The cold air wedge can be better illustrated using temperature sections that cut through the Appalachians. Fig. 6 shows a cross-section of potential temperature vs log pressure on February 11th, 2006 at 6 GMT, along the line marked in red Fig 2. Cold air (less than 282 K), is indicated in green. Note that at this time the warm air occupies the base of the Appalachians.
Fig. 6 Potential temperature vs. Log Pressure Along a Cross-Section from 35N, 75W to 39N, 83W on February 11, 2006 6AM UT.
Fig. 7 Potential temperature vs. Log Pressure along a section from 35N, 75W to 39N, 83W on February 11, 2006 15 GMT.
Fig. 7 shows the same cross-section 9 hours later at 15 GMT. At this time the cold air has wedged itself below the warm air, leading to a marked wind shear up to 700 mb. The meridional wind near the surface no longer flows from the South instead it now flows from the North. This reminds us of the two opposining currents observed in the Marsigli experiment
The wedge of cold denser air under the warm air aloft can also be illustrated by looking at temperature profiles located along the base of the Appalachians. Fig. 8 shows the temperature profile at the point 37N latitude, 79W longitude (Southwestern Virginia – see blue dot in Fig. 3)
Fig. 8 On February 11, 2006 at 6 GMT. Surface is relatively warm with surface winds from the South (plotted on the right hand side).

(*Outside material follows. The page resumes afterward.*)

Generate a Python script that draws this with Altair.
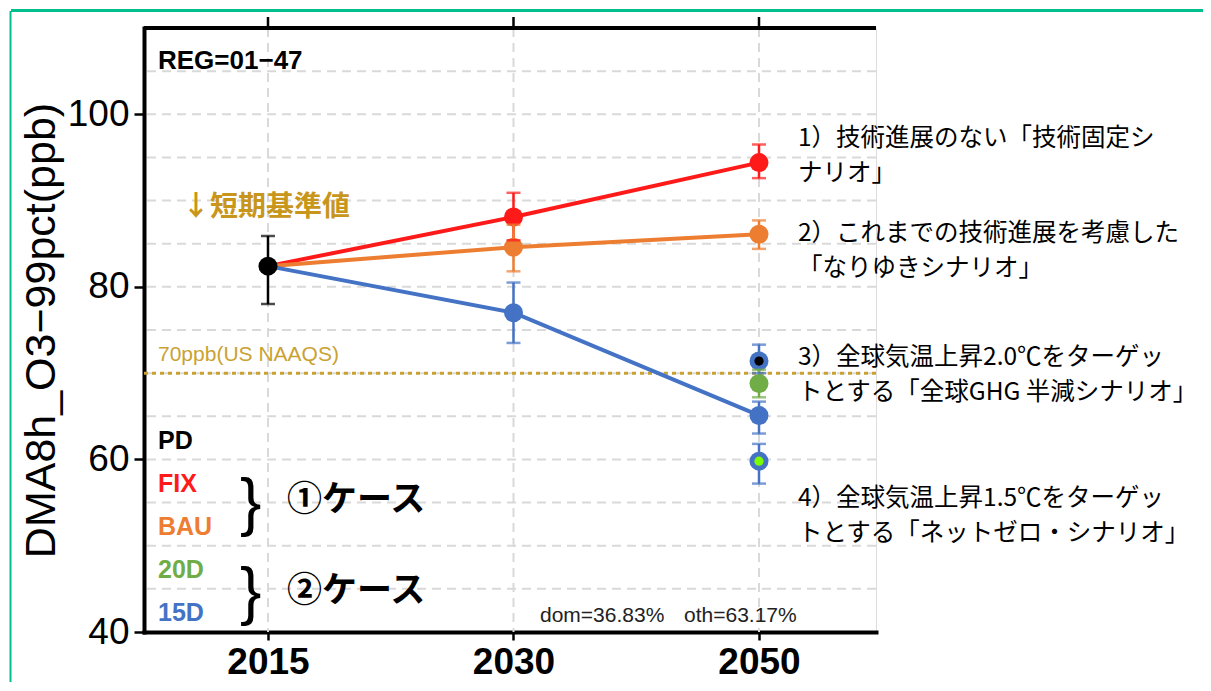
import altair as alt
import pandas as pd

# ---------------- data ----------------
years = ["2015", "2030", "2050"]

line_fix = [82.4, 88.1, 94.4]
line_bau = [82.4, 84.6, 86.1]
line_15d = [82.4, 77.0, 65.1]

pt_series = ["PD", "FIX", "BAU", "15D", "FIX", "BAU", "15D", "20D", "15D", "15D"]
pt_years = ["2015", "2030", "2030", "2030", "2050", "2050", "2050", "2050", "2050", "2050"]
pt_vals = [82.4, 88.1, 84.6, 77.0, 94.4, 86.1, 71.4, 68.8, 65.1, 59.8]
pt_lo = [78.0, 85.4, 81.8, 73.5, 92.6, 84.4, 70.0, 67.2, 63.0, 57.2]
pt_hi = [85.9, 90.9, 87.2, 80.5, 96.5, 87.7, 73.3, 70.4, 66.7, 61.8]

inner_series = ["PD", "NZ"]
inner_years = ["2050", "2050"]
inner_vals = [71.4, 59.8]

grid_values = [45, 50, 55, 60, 65, 70, 75, 80, 85, 90, 95, 100, 105]
y_tick_values = [40, 60, 80, 100]
y_top = [110]
naaqs = [70]

legend_labels = ["PD", "FIX", "BAU", "20D", "15D"]
right_blocks = [
    ["1）技術進展のない「技術固定シ", "ナリオ」"],
    ["2）これまでの技術進展を考慮した", "「なりゆきシナリオ」"],
    ["3）全球気温上昇2.0℃をターゲッ", "トとする「全球GHG 半減シナリオ」"],
    ["4）全球気温上昇1.5℃をターゲッ", "トとする「ネットゼロ・シナリオ」"],
]

# ---------------- tables ----------------
lines_df = pd.DataFrame({
    "series": ["FIX"] * 3 + ["BAU"] * 3 + ["15D"] * 3,
    "year": years * 3,
    "value": line_fix + line_bau + line_15d,
})
pts_df = pd.DataFrame({"series": pt_series, "year": pt_years, "value": pt_vals,
                       "lo": pt_lo, "hi": pt_hi})
inner_df = pd.DataFrame({"series": inner_series, "year": inner_years, "value": inner_vals})
grid_df = pd.DataFrame({"v": grid_values})
years_df = pd.DataFrame({"year": years})
naaqs_df = pd.DataFrame({"v": naaqs})
top_df = pd.DataFrame({"v": y_top})

# ---------------- styling ----------------
W, H = 732, 604
SANS = "'Liberation Sans', Arial, sans-serif"
JP = "'Noto Sans CJK JP', sans-serif"
GOLD = "#C9A233"

color_domain = ["PD", "FIX", "BAU", "20D", "15D", "NZ"]
color_range = ["#000000", "#FF1A1A", "#ED7D31", "#70AD47", "#4472C4", "#7CFC00"]
cscale = alt.Scale(domain=color_domain, range=color_range)
color = alt.Color("series:N", scale=cscale, legend=None)

xscale = alt.Scale(type="point", domain=years, padding=0.4908, align=0.5145)
yscale = alt.Scale(domain=[40, 110], nice=False, zero=False)

x_axis = alt.Axis(orient="bottom", title=None, labelFont=SANS, labelFontSize=37,
                  labelFontWeight="bold", labelColor="black", labelPadding=33,
                  labelBaseline="alphabetic", labelAngle=0, tickSize=8, tickWidth=2.5,
                  tickColor="black", domainWidth=4, domainColor="black",
                  domainCap="square", grid=False)
y_axis = alt.Axis(orient="left", values=y_tick_values, title="DMA8h_O3−99pct(ppb)",
                  titleFont=SANS, titleFontSize=43, titleFontWeight="normal",
                  titleColor="black", titleX=-103, titleY=H / 2, titleAngle=270,
                  titleBaseline="middle", titleAlign="center", labelFont=SANS,
                  labelFontSize=37, labelColor="black", labelPadding=5,
                  tickSize=10, tickWidth=2.5, tickColor="black", domainWidth=4,
                  domainColor="black", domainCap="square", grid=False)


# every layer carries the same axis definition so that the shared axes merge cleanly
def X():
    return alt.X("year:O", scale=xscale, sort=years, axis=x_axis)


def Y(field):
    return alt.Y(field, type="quantitative", scale=yscale, axis=y_axis)


# grid
hgrid = alt.Chart(grid_df).mark_rule(color="#d9d9d9", strokeWidth=2, strokeDash=[9, 6]).encode(
    y=Y("v"))
vgrid = alt.Chart(years_df).mark_rule(color="#d9d9d9", strokeWidth=2, strokeDash=[9, 6]).encode(
    x=X())

# top frame line and its outward ticks
top_line = alt.Chart(top_df).mark_rule(color="black", strokeWidth=4).encode(y=Y("v"))
top_ticks = alt.Chart(years_df).mark_rule(color="black", strokeWidth=2.5).encode(
    x=X(), y=alt.value(-11), y2=alt.value(0))

naaqs_line = alt.Chart(naaqs_df).mark_rule(color=GOLD, strokeWidth=3, strokeDash=[4, 4]).encode(
    y=Y("v"))

lines = alt.Chart(lines_df).mark_line(strokeWidth=4).encode(
    x=X(), y=Y("value"), color=color, detail="series:N")

circles = alt.Chart(pts_df).mark_circle(size=360, opacity=1).encode(
    x=X(), y=Y("value"), color=color)

err = alt.Chart(pts_df).mark_rule(strokeWidth=2.5).encode(
    x=X(), y=Y("lo"), y2="hi:Q", color=color)
cap_lo = alt.Chart(pts_df).mark_tick(size=14, thickness=2.5).encode(
    x=X(), y=Y("lo"), color=color)
cap_hi = alt.Chart(pts_df).mark_tick(size=14, thickness=2.5).encode(
    x=X(), y=Y("hi"), color=color)

inner = alt.Chart(inner_df).mark_circle(size=85, opacity=1).encode(
    x=X(), y=Y("value"), color=color)

# ---------------- annotations (pixel offsets from plot origin) ----------------
anchor = pd.DataFrame({"a": [0]})


def txt(text, x, y, size, colr="black", font=SANS, weight="normal", align="left",
        baseline="middle", line_height=None):
    kw = dict(text=text, fontSize=size, color=colr, font=font, fontWeight=weight,
              align=align, baseline=baseline)
    if line_height is not None:
        kw["lineHeight"] = line_height
    return alt.Chart(anchor).mark_text(**kw).encode(x=alt.value(x), y=alt.value(y))


ann = [
    txt("REG=01−47", 14, 33, 26, weight="bold"),
    txt("↓短期基準値", 38, 180, 28, colr="#C8961A", font=JP, weight="bold"),
    txt("70ppb(US NAAQS)", 14, 327, 21, colr=GOLD),
    txt("dom=36.83%", 396, 588, 21, colr="#222222"),
    txt("oth=63.17%", 540, 588, 21, colr="#222222"),
]
legend_colors = ["#000000", "#FF1A1A", "#ED7D31", "#70AD47", "#4472C4"]
for i, (lab, c) in enumerate(zip(legend_labels, legend_colors)):
    ann.append(txt(lab, 14, 413 + 43 * i, 25, colr=c, weight="bold"))

ann += [
    txt("}", 96, 477, 64),
    txt("}", 96, 566, 64),
    txt("①ケース", 212, 472, 35, font=JP, weight="bold", align="center"),
    txt("②ケース", 212, 563, 35, font=JP, weight="bold", align="center"),
]
block_baselines = [118, 213, 337, 478]
for blk, yb in zip(right_blocks, block_baselines):
    ann.append(txt(blk, 654, yb, 24.5, font=JP, baseline="alphabetic", line_height=35))

# green frame of the original slide
frame_top = alt.Chart(anchor).mark_rule(color="#00BF8F", strokeWidth=3).encode(
    x=alt.value(-133), x2=alt.value(1070), y=alt.value(-17.5))
frame_left = alt.Chart(anchor).mark_rule(color="#00BF8F", strokeWidth=2).encode(
    x=alt.value(-133.5), y=alt.value(-17), y2=alt.value(680))

chart = alt.layer(
    hgrid, vgrid, naaqs_line, lines, circles, err, cap_lo, cap_hi, inner,
    top_line, top_ticks, *ann, frame_top, frame_left
).properties(
    width=W, height=H,
    autosize=alt.AutoSizeParams(type="none"),
    padding={"left": 136, "top": 20, "right": 327, "bottom": 50},
).configure_view(strokeWidth=0, stroke="transparent").configure(background="white")

chart.save("out.html", embed_options={"renderer": "svg", "actions": False})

Fig. 9 shows the temperature profile 9 hours later at 15 GMT. At this time, surface temperature decreases to 2 degrees Celsius and the layer up to 850mb is also colder. However, above 850 mb, temperatures remain nearly constant showing that a cold air is wedging itself below relatively warmer air. In addition, the surface winds had shifted in direction and now blow from the North, pushing the cold the cold air wedge southward. A very strong opposite flow is observed at 850 mb.
Fig. 9 Temperature vs Log Pressure Profile at 37N, 79W (Southwestern Virginia) on February 11, 2006 a 15 GMT. Surface temperatures decrease as the cold air wedge reaches the area. However, the air aloft remains relatively unchanged.